木工旋盤同好会があるはずの道は袋小路になっておるんじゃが、行き止まりまで何回か往復してよく観察してみたんじゃけどもやはりわからん。
本当にその通りに面した建物はすべて一般のお宅、住宅であり、木工とか旋盤とかに関わる雰囲気を持つ建築物は皆無じゃ。
と、一人の爺さんがにこやかな感じでワシに声を掛けてきた。
「どこかお探しですか」
これは、道に迷った哀れな初老を助けてあげようという意思が5%、残りの95%は「不審者を誰何する」に間違いない。
まあ確かにそうじゃ。
見たこともない初老の男が通り沿いにある家を覗き込むようにして一軒一軒確認しとるわけじゃから、ワシとて逆の立場じゃったら不審に思うじゃろう。
(え、いやそのですね。
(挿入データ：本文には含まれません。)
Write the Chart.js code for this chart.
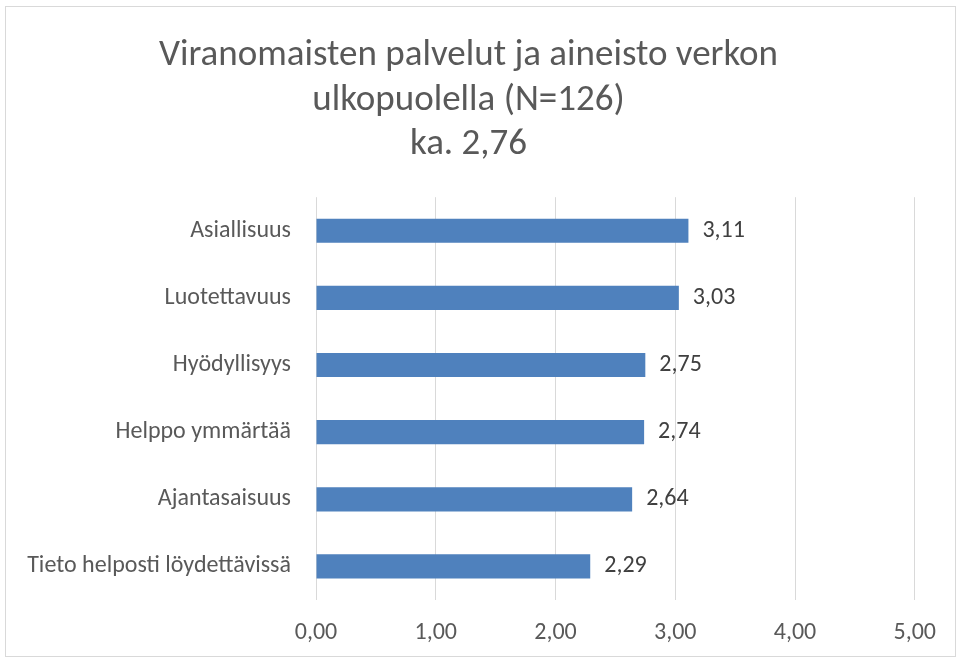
<!DOCTYPE html>
<html>
<head>
<meta charset="utf-8">
<script src="https://cdn.jsdelivr.net/npm/chart.js@4"></script>
<style>
  body { margin: 0; background: #fff; }
  #wrap { position: absolute; left: 5px; top: 6px; width: 949px; height: 649px; border: 1px solid #d9d9d9; }
</style>
</head>
<body>
<div id="wrap"><canvas id="chart" width="949" height="649"></canvas></div>
<script>
  // Data
  const categories = ['Asiallisuus', 'Luotettavuus', 'Hyödyllisyys', 'Helppo ymmärtää', 'Ajantasaisuus', 'Tieto helposti löydettävissä'];
  const values = [3.11, 3.03, 2.75, 2.74, 2.64, 2.29];
  const titleLines = ['Viranomaisten palvelut ja aineisto verkon', 'ulkopuolella (N=126)', 'ka. 2,76'];

  const FONT = "Carlito, 'Liberation Sans Narrow', 'Open Sans', sans-serif";
  const fmt = v => v.toFixed(2).replace('.', ',');

  // value labels to the right of each bar
  const valueLabels = {
    id: 'valueLabels',
    afterDatasetsDraw(chart) {
      const ctx = chart.ctx;
      const meta = chart.getDatasetMeta(0);
      ctx.save();
      ctx.font = '24px ' + FONT;
      ctx.fillStyle = '#404040';
      ctx.textBaseline = 'middle';
      meta.data.forEach((bar, i) => {
        ctx.fillText(fmt(values[i]), bar.x + 14, bar.y);
      });
      ctx.restore();
    }
  };

  new Chart(document.getElementById('chart'), {
    type: 'bar',
    data: {
      labels: categories,
      datasets: [{
        data: values,
        backgroundColor: '#4f81bd',
        borderWidth: 0,
        categoryPercentage: 1,
        barPercentage: 0.36
      }]
    },
    plugins: [valueLabels],
    options: {
      indexAxis: 'y',
      responsive: false,
      animation: false,
      layout: { padding: { left: 10, right: 34, top: 0, bottom: 0 } },
      scales: {
        x: {
          min: 0,
          max: 5,
          afterFit: s => { s.height = 56; },
          ticks: {
            stepSize: 1,
            callback: v => fmt(v),
            color: '#595959',
            font: { family: FONT, size: 24 },
            padding: 19
          },
          grid: { color: '#d9d9d9', drawTicks: false },
          border: { display: false }
        },
        y: {
          afterFit: s => { s.width = 300; },
          ticks: {
            color: '#595959',
            font: { family: FONT, size: 24 },
            padding: 17
          },
          grid: { display: false },
          border: { display: false }
        }
      },
      plugins: {
        legend: { display: false },
        tooltip: { enabled: false },
        title: {
          display: true,
          text: titleLines,
          color: '#595959',
          font: { family: FONT, size: 37, weight: 'normal', lineHeight: 1.2 },
          padding: { top: 27, bottom: 30 }
        }
      }
    }
  });
</script>
</body>
</html>
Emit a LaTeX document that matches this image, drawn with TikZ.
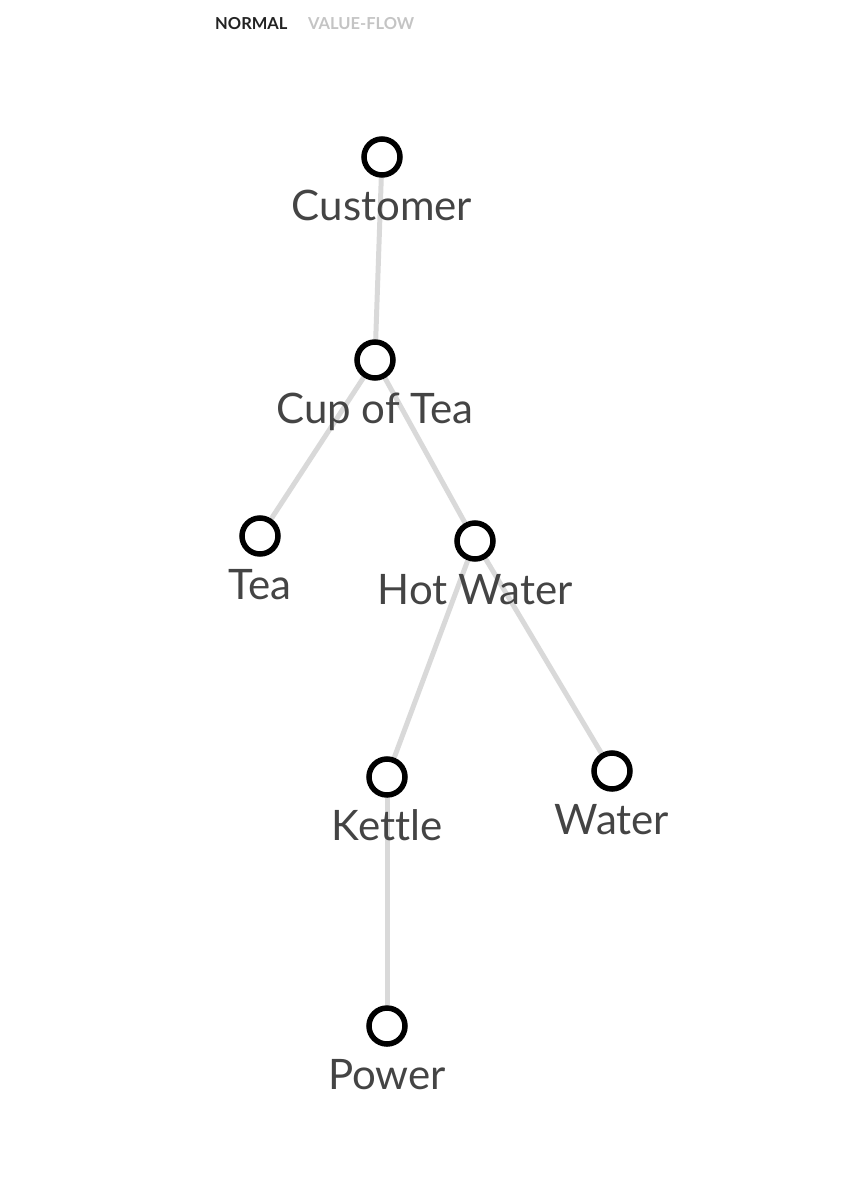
\documentclass[tikz,border=0pt]{standalone}
\usepackage{fontspec}
\setmainfont[Ligatures=NoCommon]{Lato}
\usetikzlibrary{backgrounds}
\definecolor{edgegrey}{HTML}{D9D9D9}
\definecolor{labelgrey}{HTML}{444444}
\definecolor{tabdark}{HTML}{222222}
\definecolor{tablight}{HTML}{C4C4C4}
\begin{document}
\begin{tikzpicture}[x=1pt,y=-1pt,
  dot/.style={circle,draw=black,line width=5.5pt,fill=white,minimum size=36pt,inner sep=0pt},
  lbl/.style={text=labelgrey,font=\fontsize{42}{46}\selectfont,inner sep=0pt,anchor=base},
  edge/.style={draw=edgegrey,line width=5pt},
  tab/.style={font=\fontsize{16.5}{19}\selectfont\bfseries,inner sep=0pt,anchor=base west}]
\useasboundingbox (0,0) rectangle (848,1200);
\node[tab,text=tabdark] (normal) at (215,29) {NORMAL};
\node[tab,text=tablight] (valueflow) at (308,29) {VALUE-FLOW};

\node[dot] (customer) at (382,157) {};
\node[lbl] (customerL) at (382,220) {Customer};
\node[dot] (cup) at (375,360) {};
\node[lbl] (cupL) at (375,423) {Cup of Tea};
\node[dot] (tea) at (260,536) {};
\node[lbl] (teaL) at (260,599) {Tea};
\node[dot] (hot) at (475,541) {};
\node[lbl] (hotL) at (475,604) {Hot Water};
\node[dot] (kettle) at (387,777) {};
\node[lbl] (kettleL) at (387,840) {Ket{}tle};
\node[dot] (water) at (612,771) {};
\node[lbl] (waterL) at (612,834) {Water};
\node[dot] (power) at (387,1026) {};
\node[lbl] (powerL) at (387,1089) {Power};

\begin{scope}[on background layer]
\draw[edge] (customer) -- (cup);
\draw[edge] (cup) -- (tea);
\draw[edge] (cup) -- (hot);
\draw[edge] (hot) -- (kettle);
\draw[edge] (hot) -- (water);
\draw[edge] (kettle) -- (power);
\end{scope}
\end{tikzpicture}
\end{document}
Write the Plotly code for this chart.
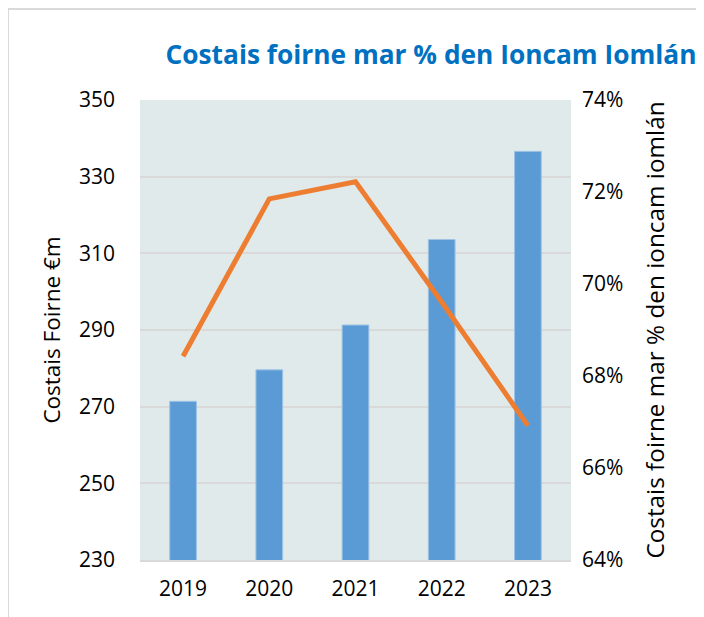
import plotly.graph_objects as go

years = ["2019", "2020", "2021", "2022", "2023"]
staff_costs = [271.4, 279.6, 291.3, 313.6, 336.6]
pct_of_income = [0.6843, 0.7185, 0.7222, 0.6961, 0.6692]

# page has an 8px body offset
OFF = 8
W, H = 704 - OFF, 617 - OFF
L, T = 140 - OFF, 100 - OFF
R = W - (571 - OFF)
B = H - (560 - OFF)
pw, ph = W - L - R, H - T - B

def px(x):
    return (x - OFF - L) / pw

def py(y):
    return (H - B - (y - OFF)) / ph

fig = go.Figure()
fig.add_trace(go.Bar(
    x=years, y=staff_costs, name="Costais Foirne €m",
    marker=dict(color="#5B9BD5", line=dict(color="#9DC3E6", width=1)),
    width=0.31, yaxis="y",
))
fig.add_trace(go.Scatter(
    x=years, y=pct_of_income, name="%", mode="lines",
    line=dict(color="#ED7D31", width=5), yaxis="y2",
))

font_family = "Open Sans"
fig.update_layout(
    width=W, height=H,
    margin=dict(l=L, r=R, t=T, b=B),
    paper_bgcolor="white",
    plot_bgcolor="#E1EAEA",
    showlegend=False,
    font=dict(family=font_family, color="#000000"),
    title=dict(
        text="<b>Costais foirne mar % den Ioncam Iomlán</b>",
        font=dict(family=font_family, size=26.3, color="#0070C0"),
        x=px(431), xanchor="center", xref="paper",
        y=1 - (55 - OFF) / H, yanchor="middle",
    ),
    xaxis=dict(
        showgrid=False, showline=True, linecolor="#D9D9D9", linewidth=2,
        tickfont=dict(size=21), ticks="", ticklabelstandoff=9,
    ),
    yaxis=dict(
        range=[230, 350], tick0=230, dtick=20, showgrid=True, gridcolor="#D9D9D9", gridwidth=1.5,
        zeroline=False, tickfont=dict(size=21), ticklabelstandoff=24,
        title=dict(text="Costais Foirne €m", font=dict(size=22.5), standoff=12),
    ),
    yaxis2=dict(
        range=[0.64, 0.74], tick0=0.64, dtick=0.02, tickformat=".0%", overlaying="y", side="right",
        showgrid=False, zeroline=False, tickfont=dict(size=21), ticklabelstandoff=10,
        title=dict(text="Costais foirne mar % den ioncam iomlán", font=dict(size=24.3), standoff=24),
    ),
    shapes=[
        dict(type="line", xref="paper", yref="paper", x0=px(8), x1=px(704), y0=py(9), y1=py(9),
             line=dict(color="#D9D9D9", width=2)),
        dict(type="line", xref="paper", yref="paper", x0=px(8), x1=px(8), y0=py(9), y1=py(617),
             line=dict(color="#D9D9D9", width=2)),
    ],
)

fig.write_html("out.html")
ワシは怪しいものでは決してございません)と心のなかで訴えながらワシは正直に、
「えっと、実はこの近所に『木工旋盤同好会』というのがあるのを地図で偶然見つけまして、興味があったんでどんなところか確かめに来たんです」
「は?木工…?なんですか、木工、旋盤…?」
「はい、『もっこうせんばんどうこうかい』、です」
「うーん、しらんなあ。ここは見ての通り住宅地だし」
「そうですよね」
「工場ではないけど、この横には会社はある」
「はい、キーストンですね」
「そう。でもそれではないんだね」
「キーストンじゃないです。木工旋盤同好会です」
キーストンとは、まあ無理やりまとめれば建物屋とか不動産屋じゃ。
木工とは若干関係しとるかも知れんが、旋盤とは無縁じゃろう。
「この通りの一本北側の通りにはなんか会社だか何だかがあるけど、あれは工場じゃないしなあ」
「ううむ、そうですか。すみません、ありがとうございました」
ワシはその爺さんに礼を申し述べて、でも一応その「一本北側にある」という建物も確認してみたが、2階建ての建築物があり今は空っぽの様子で目的としているものではなかった。
結果から云うと要するに、現地には木工旋盤同好会の建屋そのものはもちろん、それを匂わせるようなものを全く見つけることは叶わなんだ。
謎じゃ。
もう少し調べてみよう。
[1]
正確に言うと過去には少し楽しんでおった。
1992〜1993年のあたりじゃな。
正確には覚えてはおらんが、ヒコーキ台からフィーバー台に移行した時期で、要するにパチンコの射幸性が次第に問題になり始めた時期に少しやっておったが、何が面白いのかが全くわからずすぐにやめた。
ただ、トータルで3000円か4000円は勝った状態でやめており、それがワシの誇りじゃ。
アマチュアでパチ屋に損害を与えた状態で現役引退したという人物はそうはおるまい。
[2]
一般的な「スガキヤ」ではなく「寿がきや」。
多くはパチ屋の店舗内店舗であり、単価もかなり高いのが特徴。
メニューも普通のスガキヤとは異なっていて、餃子やビールも提供しとる。
今日、敷地を横切ったときに客入りの様子を伺ってみたが誰もいなかった。